Jacque Simon, policy director for the American Federal of Government Employees
Stan Collender, who has tracked budget brinkmanship for four decades, said lawmakers from certain states and districts ignore the federal workforce at their own peril.
“Senators or representatives who have a large concentration of federal employees, they have to pay attention to this,” said Collender, an adjunct professor at Georgetown University and former editor of the Federal Budget Report. “This is a major industry in many states.”
California, Virginia, Maryland and Texas are states with the largest numbers of federal civilian employees, according to 2016 data from the Bureau of Labor Statistics. Lawmakers from those states face conflicting pressures amid the fight over the Deferred Action for Childhood Arrivals (DACA) program, which Trump has threatened to end without support for his U.S.-Mexico border wall.
During last month’s budget showdown, U.S. Sen. Tim Kaine, a Democrat from Virginia, voted for a continuing resolution to keep the government open, even though the deal did not include a DACA extension, as many House Democrats had demanded. Kaine said he voted for the resolution to protect federal employees, but was harshly criticized by protesters, who occupied his office, yelling, “Shame on Kaine.”
California’s two senators avoided that fate by voting against the resolution, including Dianne Feinstein, who had initially indicated she would vote for it. But Feinstein is confronting a re-election challenge from Kevin de Leon, the Democratic leader of the California State Senate, who has criticized her for not standing up for California’s Dreamers.
During the current budget showdown, California Sen. Kamala Harris has emerged as one of her party’s most hardline advocates for a DACA deal. At a recent press conference, Harris said she wouldn’t vote for a spending package if DACA’s future had not yet been resolved.
Asked about the potential consequences to federal employees, spokesman Tyrone Gayle said: “Senator Harris believes we should both fund the government and protect the more than 200,000 Dreamers in California from deportation. It is deeply unfortunate that Republicans who control the House, Senate and White House are rejecting bipartisan compromises...”
If lawmakers are unable to agree on another short-term spending resolution by Friday night, federal agencies that are not self-funded could face immediate closure. President Trump would have to decide which federal services are “essential.” During the 2013 impasse, President Barack Obama determined that the Pentagon, air traffic controllers and TSA were essential, along with workers who fed the animals at the National Zoo.

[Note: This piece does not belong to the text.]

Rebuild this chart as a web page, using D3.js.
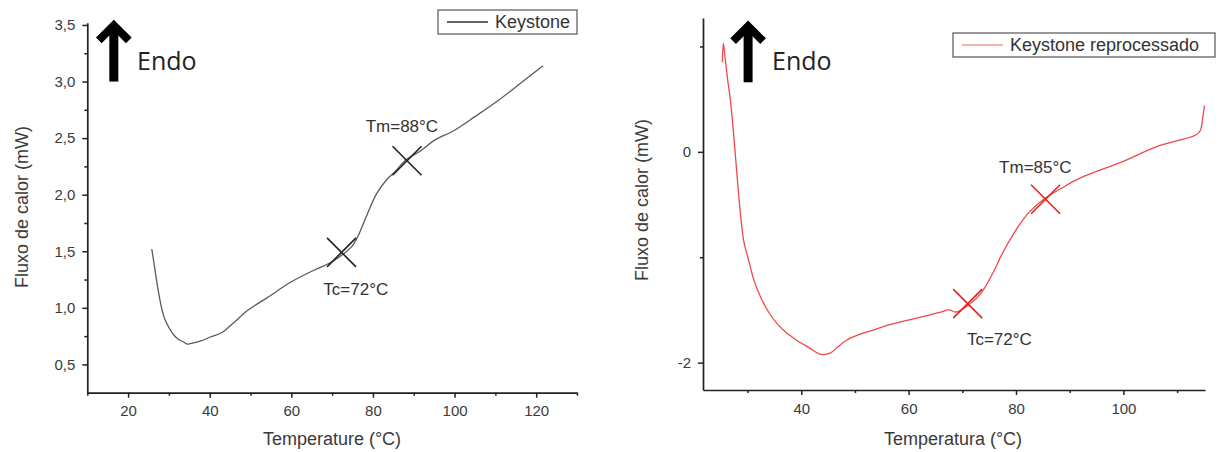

Roughly 1.3 million federal employees continued working during the shutdown, although they weren’t paid until it was over, 17 days later. Overall, some 800,000 employees at “non-essential” agencies were furloughed, and were only paid back after Congress authorized it.
This time, experts are uncertain if Trump and the GOP-led Congress would agree to pay back furloughed workers. Collender notes that Trump campaigned on downsizing the federal workforce, and may see some political benefit in shutting down the government and sending thousands of federal employees home, especially if he doesn’t get funding for his border wall.
“Given what the president has been been through the last week, he may decide he needs to show his base he is still fighting for them,” said Collender. “That is the kind of emotional thing that gets you a government shutdown.”
While Trump is no friend of government employees, AFGE’s Simon said it’s a myth that Republicans are generally hostile to the federal workforce. In red-state Georgia, some 40,000 civilian federal employees work at the state’s numerous military installations. “There are plenty of Republican lawmakers who are supportive of the work of federal workers,” she said.
There would also be economic ripples from a government shutdown. In 2013, the loss of paychecks triggered an estimated 2 to 4 percent drop in spending among federal workers, who delayed expenditures on restaurants, babysitting and other expenses, according to a 2014 Stanford University study.
Constantine Yannelis, an economist who authored the study, said a shutdown this year would probably cause little effect, if it lasted just a few days. The impact would grow larger the longer the impasse continued, he said, and depend on whether Congress ultimately repaid workers who were furloughed.
The 2013 shutdown also forced the closure of national parks and wildlife refuges nationwide, prompting rangers to place “CLOSED” signs at park entrances and hurting nearby tourism businesses. While January isn’t a prime time for park visitors, Collender said certain tourism businesses should brace themselves.
“If you have a business that depends on a national park, it will start to bite immediately,” he said.